Reply with only the number of lines that contain the string "chart".

*** Data excerpts ***

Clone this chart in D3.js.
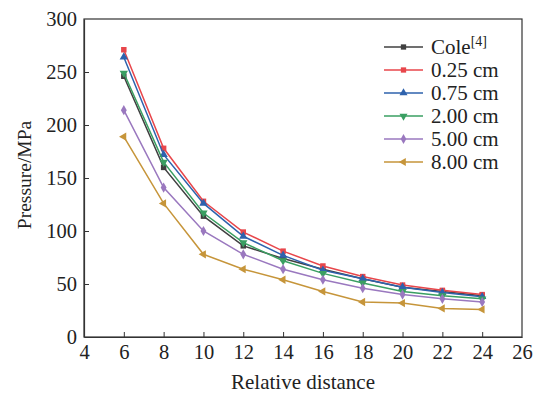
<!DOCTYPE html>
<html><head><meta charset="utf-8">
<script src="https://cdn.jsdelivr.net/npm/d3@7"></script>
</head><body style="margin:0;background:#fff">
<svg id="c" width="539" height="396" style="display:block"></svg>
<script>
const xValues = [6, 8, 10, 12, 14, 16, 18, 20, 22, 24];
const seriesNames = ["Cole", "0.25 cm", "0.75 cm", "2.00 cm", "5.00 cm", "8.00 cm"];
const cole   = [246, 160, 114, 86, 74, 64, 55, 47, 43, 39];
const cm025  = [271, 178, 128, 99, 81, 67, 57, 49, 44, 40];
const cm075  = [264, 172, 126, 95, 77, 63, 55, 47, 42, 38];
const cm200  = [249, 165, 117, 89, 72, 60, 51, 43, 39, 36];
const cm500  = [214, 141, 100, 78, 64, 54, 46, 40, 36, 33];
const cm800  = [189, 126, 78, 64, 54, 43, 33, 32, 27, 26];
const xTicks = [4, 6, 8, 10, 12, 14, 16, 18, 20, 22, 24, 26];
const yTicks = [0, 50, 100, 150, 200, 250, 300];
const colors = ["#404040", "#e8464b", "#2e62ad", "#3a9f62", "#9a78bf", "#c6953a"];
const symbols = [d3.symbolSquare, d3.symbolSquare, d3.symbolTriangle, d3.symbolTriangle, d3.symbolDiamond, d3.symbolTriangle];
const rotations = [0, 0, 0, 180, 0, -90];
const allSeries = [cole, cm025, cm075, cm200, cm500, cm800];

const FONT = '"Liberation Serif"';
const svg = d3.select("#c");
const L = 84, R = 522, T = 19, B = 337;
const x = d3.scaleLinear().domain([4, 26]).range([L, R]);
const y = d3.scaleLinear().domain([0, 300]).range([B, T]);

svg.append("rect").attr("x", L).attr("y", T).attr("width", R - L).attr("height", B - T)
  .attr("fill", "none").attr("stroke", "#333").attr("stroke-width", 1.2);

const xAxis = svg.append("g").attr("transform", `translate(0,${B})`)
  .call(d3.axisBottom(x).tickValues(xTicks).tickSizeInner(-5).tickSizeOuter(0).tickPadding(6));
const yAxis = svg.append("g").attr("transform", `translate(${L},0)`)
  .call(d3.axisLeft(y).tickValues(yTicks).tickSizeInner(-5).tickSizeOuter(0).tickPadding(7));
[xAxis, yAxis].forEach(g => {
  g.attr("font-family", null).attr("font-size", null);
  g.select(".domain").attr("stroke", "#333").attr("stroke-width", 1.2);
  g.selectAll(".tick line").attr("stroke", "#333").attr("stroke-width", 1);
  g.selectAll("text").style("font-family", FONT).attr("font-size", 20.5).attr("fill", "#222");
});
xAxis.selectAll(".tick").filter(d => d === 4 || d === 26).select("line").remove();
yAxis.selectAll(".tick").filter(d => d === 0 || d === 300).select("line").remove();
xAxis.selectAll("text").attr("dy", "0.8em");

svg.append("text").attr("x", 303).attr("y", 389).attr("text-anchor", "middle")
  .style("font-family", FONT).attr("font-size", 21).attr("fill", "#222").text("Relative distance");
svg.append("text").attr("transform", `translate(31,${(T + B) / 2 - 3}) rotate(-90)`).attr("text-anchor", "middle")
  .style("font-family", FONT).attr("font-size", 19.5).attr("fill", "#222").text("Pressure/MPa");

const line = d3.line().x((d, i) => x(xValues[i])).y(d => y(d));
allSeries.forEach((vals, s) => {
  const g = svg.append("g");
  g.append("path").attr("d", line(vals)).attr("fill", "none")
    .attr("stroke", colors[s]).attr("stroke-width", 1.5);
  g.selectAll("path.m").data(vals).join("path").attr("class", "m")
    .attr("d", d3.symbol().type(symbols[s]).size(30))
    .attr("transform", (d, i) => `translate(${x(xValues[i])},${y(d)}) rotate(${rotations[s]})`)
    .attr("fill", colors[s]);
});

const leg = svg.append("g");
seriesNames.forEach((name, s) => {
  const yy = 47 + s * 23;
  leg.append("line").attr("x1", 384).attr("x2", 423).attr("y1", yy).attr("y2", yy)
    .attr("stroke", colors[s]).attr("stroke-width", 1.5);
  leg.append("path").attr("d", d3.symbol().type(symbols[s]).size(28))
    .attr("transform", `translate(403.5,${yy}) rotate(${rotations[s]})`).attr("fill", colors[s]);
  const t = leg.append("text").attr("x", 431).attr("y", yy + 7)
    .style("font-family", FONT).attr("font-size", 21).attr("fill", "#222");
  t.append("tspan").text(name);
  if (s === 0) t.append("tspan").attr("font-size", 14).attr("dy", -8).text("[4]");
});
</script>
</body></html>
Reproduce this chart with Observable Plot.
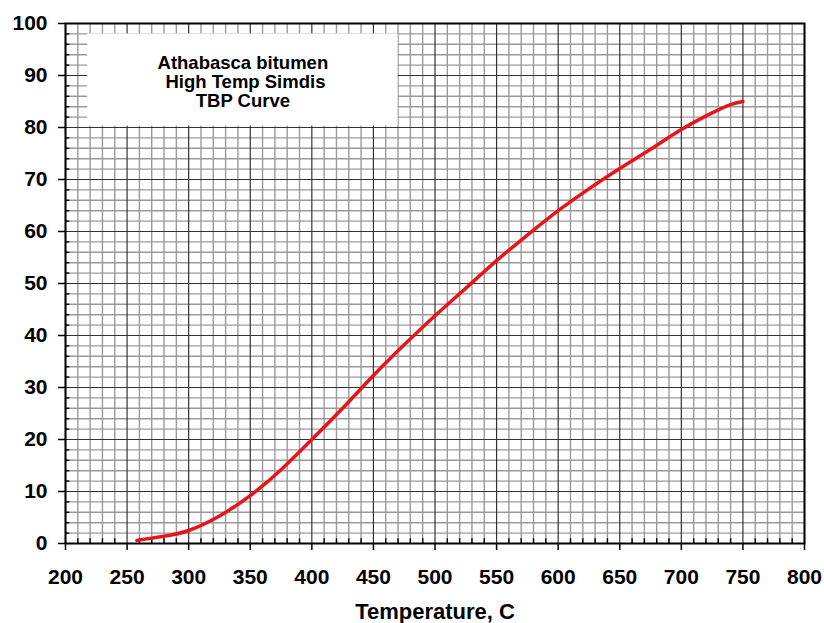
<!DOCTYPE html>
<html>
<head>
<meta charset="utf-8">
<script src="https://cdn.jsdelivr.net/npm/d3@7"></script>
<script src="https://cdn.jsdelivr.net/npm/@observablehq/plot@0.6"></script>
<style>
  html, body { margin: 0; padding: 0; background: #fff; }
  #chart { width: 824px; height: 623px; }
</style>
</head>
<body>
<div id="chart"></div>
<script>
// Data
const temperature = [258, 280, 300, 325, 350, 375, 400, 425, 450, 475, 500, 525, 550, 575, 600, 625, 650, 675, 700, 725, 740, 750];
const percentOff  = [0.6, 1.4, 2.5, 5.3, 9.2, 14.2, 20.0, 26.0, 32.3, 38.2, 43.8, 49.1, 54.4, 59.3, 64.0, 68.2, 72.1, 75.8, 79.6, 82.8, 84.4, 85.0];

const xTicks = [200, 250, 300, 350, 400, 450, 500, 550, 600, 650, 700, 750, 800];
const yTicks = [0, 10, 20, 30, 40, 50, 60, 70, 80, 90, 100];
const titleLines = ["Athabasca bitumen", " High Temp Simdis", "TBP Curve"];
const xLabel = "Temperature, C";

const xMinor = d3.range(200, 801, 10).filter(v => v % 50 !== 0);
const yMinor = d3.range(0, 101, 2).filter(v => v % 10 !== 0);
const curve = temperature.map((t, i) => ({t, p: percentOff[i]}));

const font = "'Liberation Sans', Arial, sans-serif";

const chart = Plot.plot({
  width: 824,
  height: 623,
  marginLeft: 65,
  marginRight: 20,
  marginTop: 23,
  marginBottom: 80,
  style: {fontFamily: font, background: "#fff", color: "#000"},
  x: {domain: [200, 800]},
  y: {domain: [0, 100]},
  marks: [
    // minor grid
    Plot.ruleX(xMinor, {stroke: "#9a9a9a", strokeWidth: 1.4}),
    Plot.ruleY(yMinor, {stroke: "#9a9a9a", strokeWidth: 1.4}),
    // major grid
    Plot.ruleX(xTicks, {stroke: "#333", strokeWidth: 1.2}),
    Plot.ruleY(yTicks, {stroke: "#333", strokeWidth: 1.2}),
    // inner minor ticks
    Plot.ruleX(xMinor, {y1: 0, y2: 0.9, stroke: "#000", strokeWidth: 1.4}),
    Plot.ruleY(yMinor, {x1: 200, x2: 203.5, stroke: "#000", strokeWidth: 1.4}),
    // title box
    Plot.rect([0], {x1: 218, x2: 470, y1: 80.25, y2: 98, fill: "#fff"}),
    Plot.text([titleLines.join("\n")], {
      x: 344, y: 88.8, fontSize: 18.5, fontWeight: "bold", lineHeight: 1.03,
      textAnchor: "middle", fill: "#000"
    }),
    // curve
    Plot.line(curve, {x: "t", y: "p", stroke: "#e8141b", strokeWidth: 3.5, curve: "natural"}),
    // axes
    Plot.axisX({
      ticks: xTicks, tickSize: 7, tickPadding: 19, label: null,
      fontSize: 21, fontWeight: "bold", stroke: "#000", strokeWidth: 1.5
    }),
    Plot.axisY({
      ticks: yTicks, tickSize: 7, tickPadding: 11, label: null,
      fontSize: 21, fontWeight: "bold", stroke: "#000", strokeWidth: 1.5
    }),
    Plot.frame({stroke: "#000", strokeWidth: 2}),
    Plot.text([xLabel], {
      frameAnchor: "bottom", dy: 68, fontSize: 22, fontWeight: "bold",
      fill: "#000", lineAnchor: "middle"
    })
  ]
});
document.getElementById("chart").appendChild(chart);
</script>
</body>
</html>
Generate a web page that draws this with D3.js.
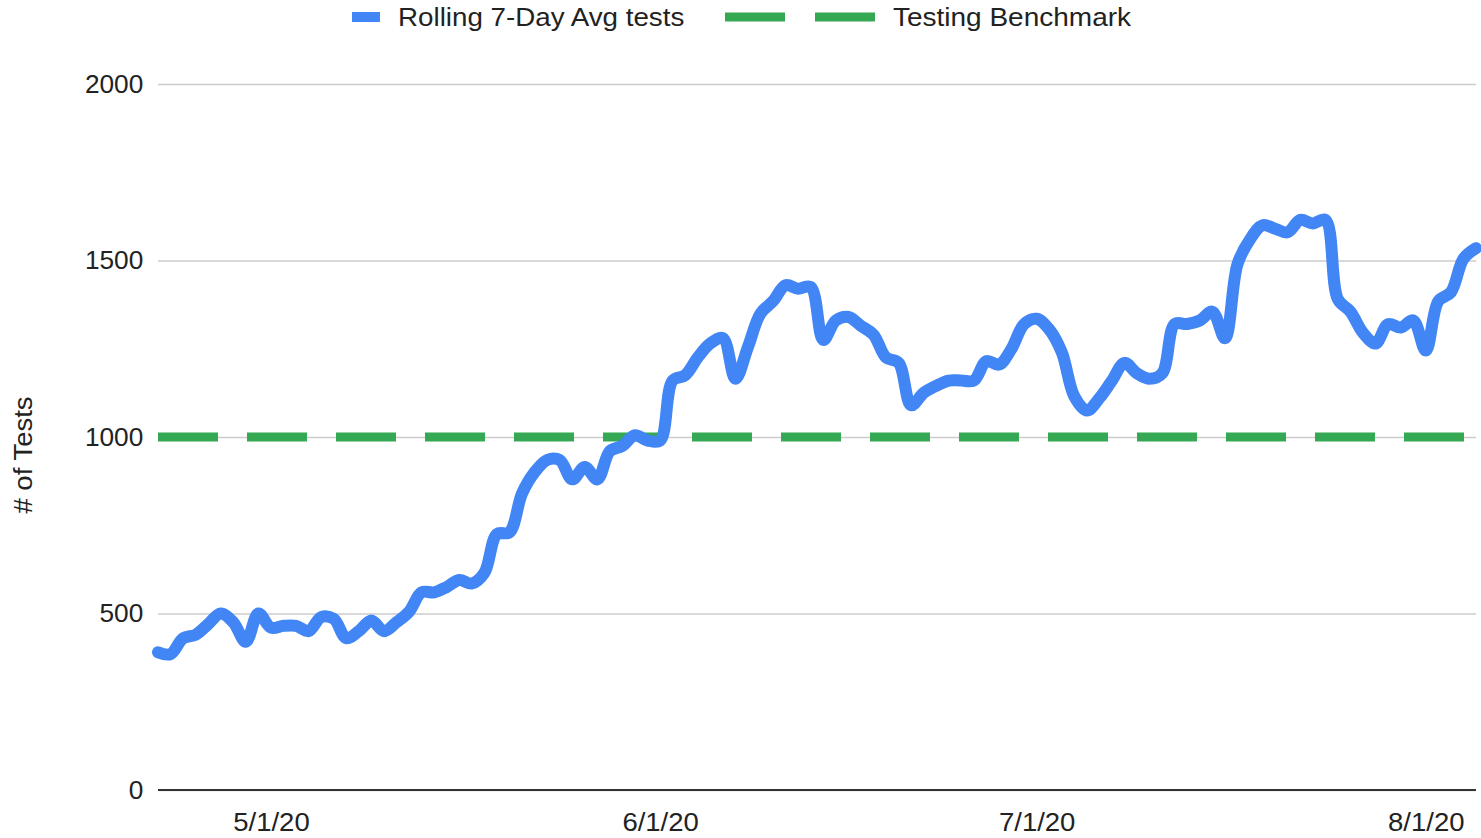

***

**Output:** 6